Source material:
━━━

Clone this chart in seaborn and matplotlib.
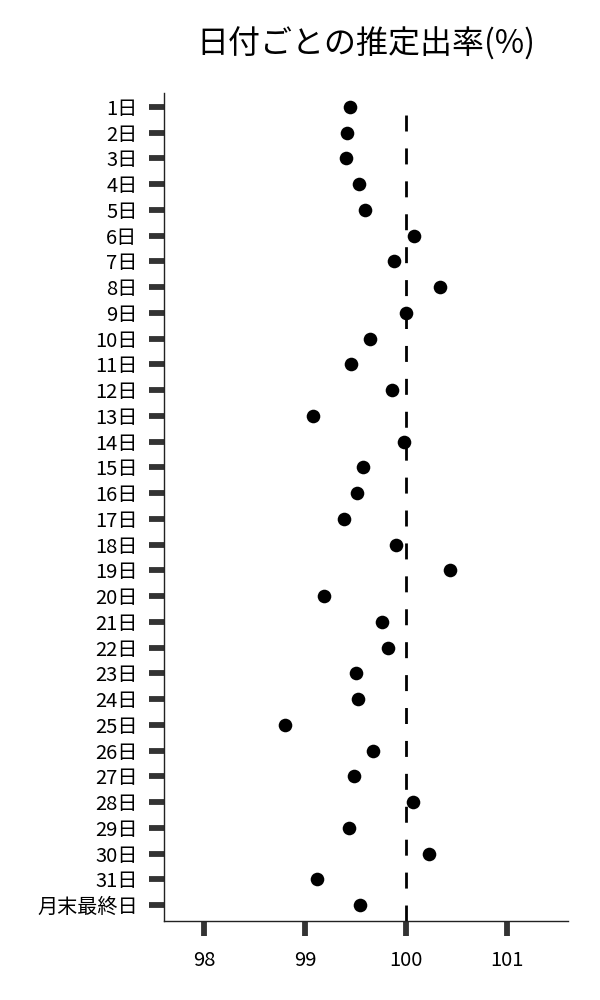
import numpy as np
import pandas as pd
import matplotlib
matplotlib.use('Agg')
import matplotlib.pyplot as plt
import seaborn as sns

sns.set_style('white')
plt.rcParams['font.family'] = ['Noto Sans CJK JP', 'DejaVu Sans']
plt.rcParams['text.color'] = 'black'
plt.rcParams['xtick.color'] = 'black'
plt.rcParams['ytick.color'] = 'black'

days = [f'{i}日' for i in range(1, 32)] + ['月末最終日']
rates = [99.44, 99.41, 99.40, 99.53, 99.59, 100.08, 99.88, 100.33, 100.00, 99.64,
         99.45, 99.86, 99.08, 99.98, 99.57, 99.51, 99.38, 99.90, 100.43, 99.18,
         99.76, 99.82, 99.50, 99.52, 98.80, 99.67, 99.48, 100.07, 99.43, 100.22,
         99.11, 99.54]
xticks = [98, 99, 100, 101]

df = pd.DataFrame({'day': days, 'rate': rates})

fig = plt.figure(figsize=(6, 10), dpi=100)
ax = fig.add_axes([0.2733, 0.079, 0.6734, 0.8283])

sns.stripplot(data=df, x='rate', y='day', order=days, jitter=False,
              color='black', size=9.8, ax=ax)
ax.axvline(100, ymax=0.986, color='black', lw=2, linestyle=(0, (5.75, 6.1)))

ax.set_xlim(97.6, 101.6)
ax.set_ylim(31.62, -0.55)
ax.set_xticks(xticks)
ax.set_xlabel('')
ax.set_ylabel('')
ax.set_title('日付ごとの推定出率(%)', fontsize=23, pad=28, color='black')

sns.despine(ax=ax)
for s in ['left', 'bottom']:
    ax.spines[s].set_color('#222222')
    ax.spines[s].set_linewidth(1.0)
ax.tick_params(axis='both', bottom=True, left=True, length=11, width=4.2,
               color='#333333', labelcolor='black', labelsize=14.5)
ax.tick_params(axis='y', pad=8)
ax.tick_params(axis='x', pad=10)

fig.savefig('out.png', dpi=100)
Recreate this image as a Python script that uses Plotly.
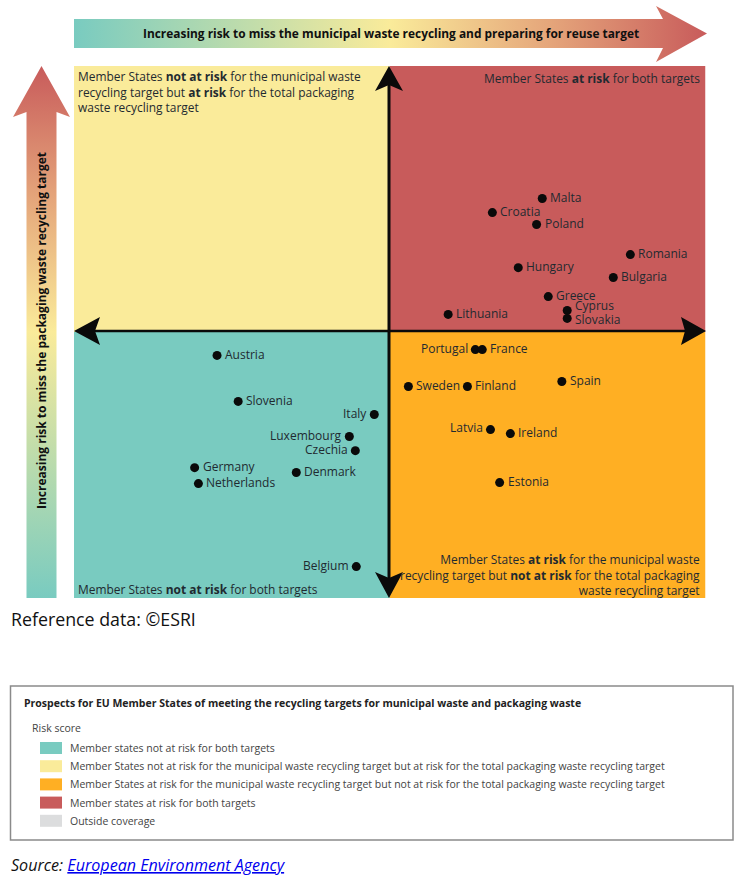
import plotly.graph_objects as go

FONT = "Open Sans"
INK = "#1f2a30"
W, H = 743, 877

# risk scores, -100..100 on both axes
countries = ["Malta", "Croatia", "Poland", "Romania", "Hungary", "Bulgaria", "Greece", "Cyprus", "Slovakia",
             "Lithuania", "Portugal", "France", "Spain", "Sweden", "Finland", "Latvia", "Ireland", "Estonia",
             "Austria", "Slovenia", "Italy", "Luxembourg", "Czechia", "Germany", "Netherlands", "Denmark", "Belgium"]
municipal_risk = [48.3, 32.5, 46.5, 76.2, 40.7, 70.8, 50.2, 56.2, 56.2,
                  18.5, 27.1, 29.3, 54.5, 5.9, 24.6, 31.9, 38.2, 34.8,
                  -54.7, -48.0, -4.9, -12.8, -10.9, -61.8, -60.6, -29.6, -10.6]
packaging_risk = [50.2, 44.9, 40.4, 29.1, 24.2, 20.5, 13.3, 8.1, 5.1,
                  6.6, -6.6, -6.6, -18.6, -20.5, -20.5, -36.7, -38.2, -56.6,
                  -8.8, -26.1, -31.0, -39.3, -44.6, -51.0, -57.0, -52.8, -88.2]
label_left = ["Portugal", "Latvia", "Italy", "Luxembourg", "Czechia", "Belgium"]
label_nudge = {"Cyprus": 4, "Slovakia": -2, "Latvia": 1}

legend_title = "Prospects for EU Member States of meeting the recycling targets for municipal waste and packaging waste"
legend_labels = ["Member states not at risk for both targets",
                 "Member States not at risk for the municipal waste recycling target but at risk for the total packaging waste recycling target",
                 "Member States at risk for the municipal waste recycling target but not at risk for the total packaging waste recycling target",
                 "Member states at risk for both targets",
                 "Outside coverage"]
legend_colors = ["#79cbc0", "#faeb9a", "#ffaf23", "#c85b5b", "#dcddde"]

gradient = [[0, "#79cbc0"], [0.5, "#faeb9a"], [0.75, "#e5a67b"], [1, "#c85b5b"]]

fig = go.Figure()

# big gradient arrows, drawn in page pixels on the first axes
fig.add_trace(go.Scatter(
    x=[74, 663, 656, 707, 656, 663, 74, 74], y=[19, 19, 6, 33.5, 62, 48, 48, 19],
    mode="lines", line=dict(width=0), fill="toself", hoverinfo="skip",
    fillgradient=dict(type="horizontal", colorscale=gradient)))
fig.add_trace(go.Scatter(
    x=[26.5, 26.5, 13, 41.5, 70, 56.5, 56.5, 26.5], y=[598, 112, 117, 66, 117, 112, 598, 598],
    mode="lines", line=dict(width=0), fill="toself", hoverinfo="skip",
    fillgradient=dict(type="vertical", colorscale=gradient)))

# countries, on the second axes
fig.add_trace(go.Scatter(
    x=municipal_risk, y=packaging_risk, text=countries, xaxis="x2", yaxis="y2", hoverinfo="text",
    mode="markers", marker=dict(color="#0a0a0a", size=9), cliponaxis=False))

fig.update_layout(
    width=W, height=H, margin=dict(l=0, r=0, t=0, b=0), showlegend=False,
    plot_bgcolor="white", paper_bgcolor="white", font=dict(family=FONT, color=INK),
    xaxis=dict(domain=[0, 1], range=[0, W], visible=False, fixedrange=True),
    yaxis=dict(domain=[0, 1], range=[H, 0], visible=False, fixedrange=True),
    xaxis2=dict(domain=[74 / W, 705.5 / W], range=[-100, 100], visible=False, anchor="y2", fixedrange=True),
    yaxis2=dict(domain=[1 - 598 / H, 1 - 66 / H], range=[-100, 100], visible=False, anchor="x2", fixedrange=True),
)

for c, mx, py in zip(countries, municipal_risk, packaging_risk):
    left = c in label_left
    fig.add_annotation(x=mx, y=py, xref="x2", yref="y2", text=c, showarrow=False, borderpad=0,
                       xanchor="right" if left else "left", xshift=-6 if left else 7,
                       yshift=1 + label_nudge.get(c, 0), font=dict(family=FONT, size=12, color=INK))

# quadrants
for x0, x1, y0, y1, col in [(-100, 0, -100, 0, legend_colors[0]), (-100, 0, 0, 100, legend_colors[1]),
                            (0, 100, -100, 0, legend_colors[2]), (0, 100, 0, 100, legend_colors[3])]:
    fig.add_shape(type="rect", xref="x2", yref="y2", x0=x0, x1=x1, y0=y0, y1=y1,
                  fillcolor=col, line_width=0, layer="below")

# black cross with arrow heads
fig.add_shape(type="line", x0=389, x1=389, y0=75, y1=590, line=dict(color="#0a0a0a", width=3))
fig.add_shape(type="line", x0=85, x1=695, y0=331, y1=331, line=dict(color="#0a0a0a", width=2.5))
for path in ["M389,66 L403,91 L389,85 L375,91 Z", "M389,598 L403,572 L389,578 L375,572 Z",
             "M74,331 L100,317 L95,331 L100,345 Z", "M706,331 L681,317 L685,331 L681,345 Z"]:
    fig.add_shape(type="path", path=path, fillcolor="#0a0a0a", line_width=0)


def text(x, y, s, size=11.95, anchor="left", color=INK, angle=0):
    fig.add_annotation(x=x, y=y, xref="x", yref="y", text=s, showarrow=False, xanchor=anchor, yanchor="middle",
                       align=anchor if anchor != "center" else "center", textangle=angle,
                       font=dict(family=FONT, size=size, color=color))


text(391, 33, "<b>Increasing risk to miss the municipal waste recycling and preparing for reuse target</b>",
     size=11.9, anchor="center", color="#101010")
text(41, 331, "<b>Increasing risk to miss the packaging waste recycling target</b>",
     size=12, anchor="center", color="#101010", angle=-90)

# quadrant captions
text(75.5, 92, "Member States <b>not at risk</b> for the municipal waste<br>recycling target but <b>at risk</b> for the total packaging<br>waste recycling target")
text(702, 78, "Member States <b>at risk</b> for both targets", anchor="right")
text(75.5, 589, "Member States <b>not at risk</b> for both targets")
text(702, 574.5, "Member States <b>at risk</b> for the municipal waste<br>recycling target but <b>not at risk</b> for the total packaging<br>waste recycling target", anchor="right")

text(9, 619, "Reference data: ©ESRI", size=17.8, color="#111111")

# legend box
fig.add_shape(type="rect", x0=10.5, x1=733, y0=686, y1=840, line=dict(color="#8a8a8a", width=1.5), fillcolor="white", layer="below")
text(22, 703, "<b>" + legend_title + "</b>", size=10.5, color="#222222")
text(29.5, 728, "Risk score", size=10.5, color="#444444")
for i, (lab, col) in enumerate(zip(legend_labels, legend_colors)):
    yc = 748 + i * 18.2
    fig.add_shape(type="rect", x0=40, x1=62, y0=yc - 6, y1=yc + 6, fillcolor=col, line_width=0)
    text(68, yc, lab, size=10.5, color="#444444")

text(9, 865, '<i>Source: <a href="https://www.eea.europa.eu" style="color:#0000ee"><u>European Environment Agency</u></a></i>',
     size=16.1, color="#111111")

fig.write_html("out.html", post_script="document.body.style.margin='0';", config={"displayModeBar": False})
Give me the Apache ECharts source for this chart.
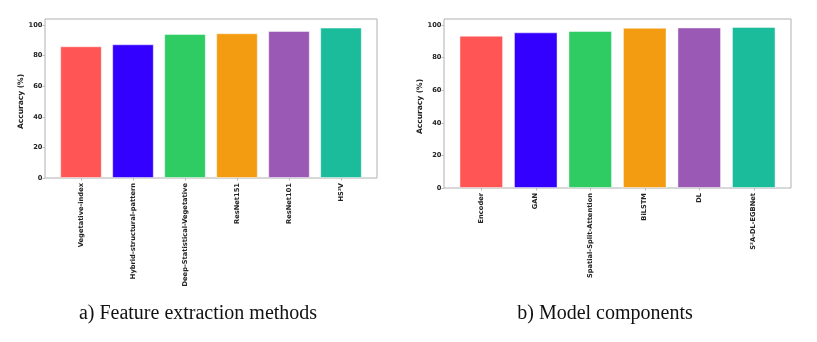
<!DOCTYPE html>
<html>
<head>
<meta charset="utf-8">
<script src="https://cdn.jsdelivr.net/npm/echarts@6/dist/echarts.min.js"></script>
<style>
  html, body { margin: 0; padding: 0; background: #fff; }
  #chart { width: 817px; height: 342px; }
</style>
</head>
<body>
<div id="chart"></div>
<script>
// left panel: feature extraction methods
const featureNames = ['Vegetative-index', 'Hybrid-structural-pattern', 'Deep-Statistical-Vegetative', 'ResNet151', 'ResNet101', 'HS\u00B2V']
const featureAcc = [86.1, 87.4, 94.1, 94.6, 96.1, 98.3]

// right panel: model components
const componentNames = ['Encoder', 'GAN', 'Spatial-Split-Attention', 'BiLSTM', 'DL', 'S\u00B2A-DL-EGBNet']
const componentAcc = [93.4, 95.5, 96.3, 98.3, 98.5, 98.8]

const yTicks = [0, 20, 40, 60, 80, 100]
const barColors = ['#ff5555', '#3300ff', '#2ecc63', '#f39c12', '#9b59b6', '#1abc9c']
const captions = ['a) Feature extraction methods', 'b) Model components']

const chart = echarts.init(document.getElementById('chart'))

const labelFont = { fontFamily: 'DejaVu Sans', fontWeight: 'bold', color: '#222' }

// frame grids (0, 1) draw the box, inner grids (2, 3) hold the data
const frameGrid = (left, right, top, bottom) => ({
  left, right, top, bottom,
  show: true, borderColor: '#b0b0b0', borderWidth: 1, backgroundColor: 'transparent'
})

const hiddenAxis = (gridIndex) => ({
  gridIndex, show: false, type: 'value', min: 0, max: 1
})

const catAxis = (gridIndex, names) => ({
  gridIndex,
  type: 'category',
  data: names,
  axisLine: { show: false },
  axisTick: { show: true, alignWithLabel: true, length: 2.5, lineStyle: { color: '#bbb' } },
  axisLabel: { ...labelFont, fontSize: 6.7, rotate: 90, margin: 5, interval: 0 }
})

const valAxis = (gridIndex) => ({
  gridIndex,
  type: 'value',
  min: yTicks[0],
  max: yTicks[yTicks.length - 1],
  interval: yTicks[1] - yTicks[0],
  offset: 10,
  name: 'Accuracy (%)',
  nameLocation: 'middle',
  nameGap: 18,
  nameTextStyle: { ...labelFont, fontSize: 7.5 },
  axisLine: { show: false },
  axisTick: { show: true, length: 2.5, lineStyle: { color: '#bbb' } },
  axisLabel: { ...labelFont, fontSize: 6.7, margin: 2.5 },
  splitLine: { show: false }
})

const barSeries = (idx, values) => ({
  type: 'bar',
  xAxisIndex: idx,
  yAxisIndex: idx,
  barWidth: '80%',
  data: values.map((v, i) => ({
    value: v,
    itemStyle: { color: barColors[i], borderColor: 'rgba(255,255,255,0.45)', borderWidth: 1 }
  }))
})

const captionStyle = { fontFamily: 'Liberation Serif', fontWeight: 'normal', fontSize: 20, color: '#111' }

const option = {
  animation: false,
  title: [
    { text: captions[0], left: 193, top: 299, textAlign: 'center', textStyle: captionStyle },
    { text: captions[1], left: 600, top: 299, textAlign: 'center', textStyle: captionStyle }
  ],
  grid: [
    frameGrid(45, 440, 19, 164),
    frameGrid(444, 26, 19, 154),
    { left: 55, right: 450, top: 25, bottom: 164 },
    { left: 454, right: 36, top: 25, bottom: 154 }
  ],
  xAxis: [
    { ...hiddenAxis(0) },
    { ...hiddenAxis(1) },
    catAxis(2, featureNames),
    catAxis(3, componentNames)
  ],
  yAxis: [
    { ...hiddenAxis(0) },
    { ...hiddenAxis(1) },
    valAxis(2),
    valAxis(3)
  ],
  series: [
    barSeries(2, featureAcc),
    barSeries(3, componentAcc)
  ]
}

chart.setOption(option)
</script>
</body>
</html>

━━━

Using the material above, gather every line that includes "matplotlib".

Task solution:
Clone this chart in seaborn and matplotlib.
import matplotlib
matplotlib.use('Agg')
import matplotlib.pyplot as plt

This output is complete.